MLA for Cumberland East
- In office 1953–1970
- Preceded by: Martin J. Kaufman
- Succeeded by: Roger Bacon

Personal details
- Born: February 18, 1909 Tatamagouche, Nova Scotia
- Died: April 10, 1979 (aged 70) St. Petersburg, Florida
- Party: Progressive Conservative
- Occupation: physician

= James A. Langille =

Canadian politician

James Arnold Langille (February 18, 1909 – April 10, 1979) was a Canadian politician. He represented the electoral district of Cumberland East in the Nova Scotia House of Assembly from 1953 to 1970. He was a member of the Progressive Conservative Party of Nova Scotia.

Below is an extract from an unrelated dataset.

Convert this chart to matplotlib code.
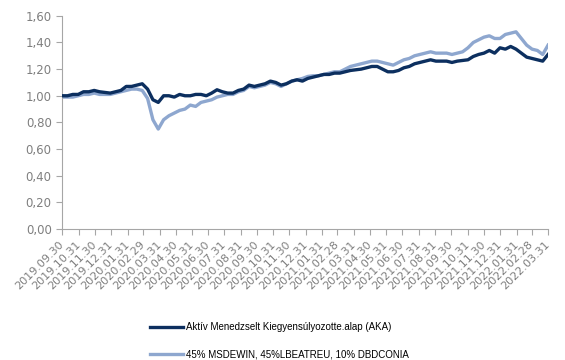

Born in 1909 at Tatamagouche, Nova Scotia, Langille was a graduate of Dalhousie University. He was a physician, and an eye, ear, nose and throat specialist. Langille married Marjorie Blair in 1934.

Langille entered provincial politics in the 1953 election, defeating Liberal incumbent Martin J. Kaufman by 179 votes in Cumberland East. He was re-elected in the 1956, 1960, 1963, and 1967 elections. He did not reoffer in the 1970 election. Langille died in St. Petersburg, Florida on April 10, 1979.